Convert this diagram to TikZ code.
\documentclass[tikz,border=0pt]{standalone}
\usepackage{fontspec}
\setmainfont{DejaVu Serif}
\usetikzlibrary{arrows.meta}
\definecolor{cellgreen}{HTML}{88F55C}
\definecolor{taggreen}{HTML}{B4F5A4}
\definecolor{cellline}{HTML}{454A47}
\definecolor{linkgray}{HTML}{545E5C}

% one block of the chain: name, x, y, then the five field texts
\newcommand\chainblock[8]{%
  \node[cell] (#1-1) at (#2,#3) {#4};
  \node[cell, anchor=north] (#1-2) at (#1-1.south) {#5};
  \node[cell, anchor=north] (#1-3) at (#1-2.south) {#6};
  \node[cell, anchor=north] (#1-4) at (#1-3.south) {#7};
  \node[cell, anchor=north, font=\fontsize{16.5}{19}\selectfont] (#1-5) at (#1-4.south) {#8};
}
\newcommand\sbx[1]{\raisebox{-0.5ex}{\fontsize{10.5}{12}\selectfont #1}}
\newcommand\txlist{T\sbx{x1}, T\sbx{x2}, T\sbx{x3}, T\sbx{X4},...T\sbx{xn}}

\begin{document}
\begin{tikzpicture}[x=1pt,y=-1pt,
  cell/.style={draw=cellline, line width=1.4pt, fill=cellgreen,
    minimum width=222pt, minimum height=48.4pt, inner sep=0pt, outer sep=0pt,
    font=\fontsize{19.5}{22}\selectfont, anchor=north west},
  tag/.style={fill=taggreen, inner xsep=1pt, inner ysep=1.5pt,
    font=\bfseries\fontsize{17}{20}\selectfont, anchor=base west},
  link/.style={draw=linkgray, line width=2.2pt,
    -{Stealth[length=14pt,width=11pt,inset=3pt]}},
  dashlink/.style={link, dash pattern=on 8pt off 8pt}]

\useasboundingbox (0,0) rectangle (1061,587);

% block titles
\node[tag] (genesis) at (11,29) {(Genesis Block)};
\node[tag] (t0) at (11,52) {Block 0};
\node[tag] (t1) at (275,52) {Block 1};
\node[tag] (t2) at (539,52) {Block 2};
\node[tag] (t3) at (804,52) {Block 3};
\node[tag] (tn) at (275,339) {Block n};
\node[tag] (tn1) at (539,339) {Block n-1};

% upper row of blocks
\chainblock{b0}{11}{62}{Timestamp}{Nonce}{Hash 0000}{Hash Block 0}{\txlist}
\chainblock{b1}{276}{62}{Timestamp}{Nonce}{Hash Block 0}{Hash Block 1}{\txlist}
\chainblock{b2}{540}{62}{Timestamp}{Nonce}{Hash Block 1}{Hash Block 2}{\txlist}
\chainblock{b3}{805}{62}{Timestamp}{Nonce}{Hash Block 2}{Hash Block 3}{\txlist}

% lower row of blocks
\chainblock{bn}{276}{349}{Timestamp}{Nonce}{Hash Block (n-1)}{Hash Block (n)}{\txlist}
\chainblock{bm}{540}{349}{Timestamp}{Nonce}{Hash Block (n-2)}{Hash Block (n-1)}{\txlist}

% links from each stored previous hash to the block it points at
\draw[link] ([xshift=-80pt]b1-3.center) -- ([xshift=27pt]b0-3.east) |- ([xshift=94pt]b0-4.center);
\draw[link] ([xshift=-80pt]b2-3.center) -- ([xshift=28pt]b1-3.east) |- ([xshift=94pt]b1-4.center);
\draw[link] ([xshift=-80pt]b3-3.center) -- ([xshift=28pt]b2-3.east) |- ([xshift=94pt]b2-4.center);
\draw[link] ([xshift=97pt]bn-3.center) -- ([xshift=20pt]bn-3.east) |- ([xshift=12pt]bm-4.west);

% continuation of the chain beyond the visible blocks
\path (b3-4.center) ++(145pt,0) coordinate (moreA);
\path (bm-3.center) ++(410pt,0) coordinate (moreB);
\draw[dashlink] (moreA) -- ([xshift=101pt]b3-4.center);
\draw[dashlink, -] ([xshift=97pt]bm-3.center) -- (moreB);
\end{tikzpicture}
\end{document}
---
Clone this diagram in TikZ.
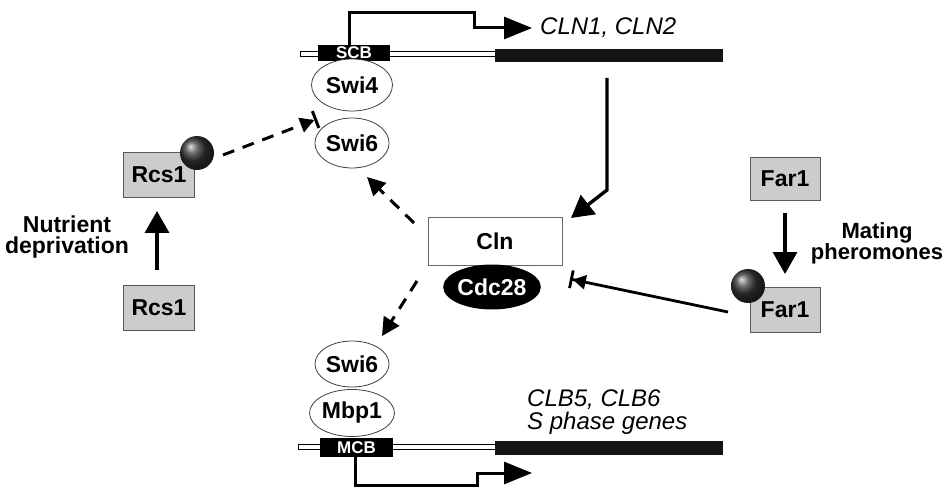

(Written task)
Look through the data above. Find each line with the string "this" and copy it.

(Exercise output)
Convert this diagram to TikZ code.
Clone this diagram in TikZ.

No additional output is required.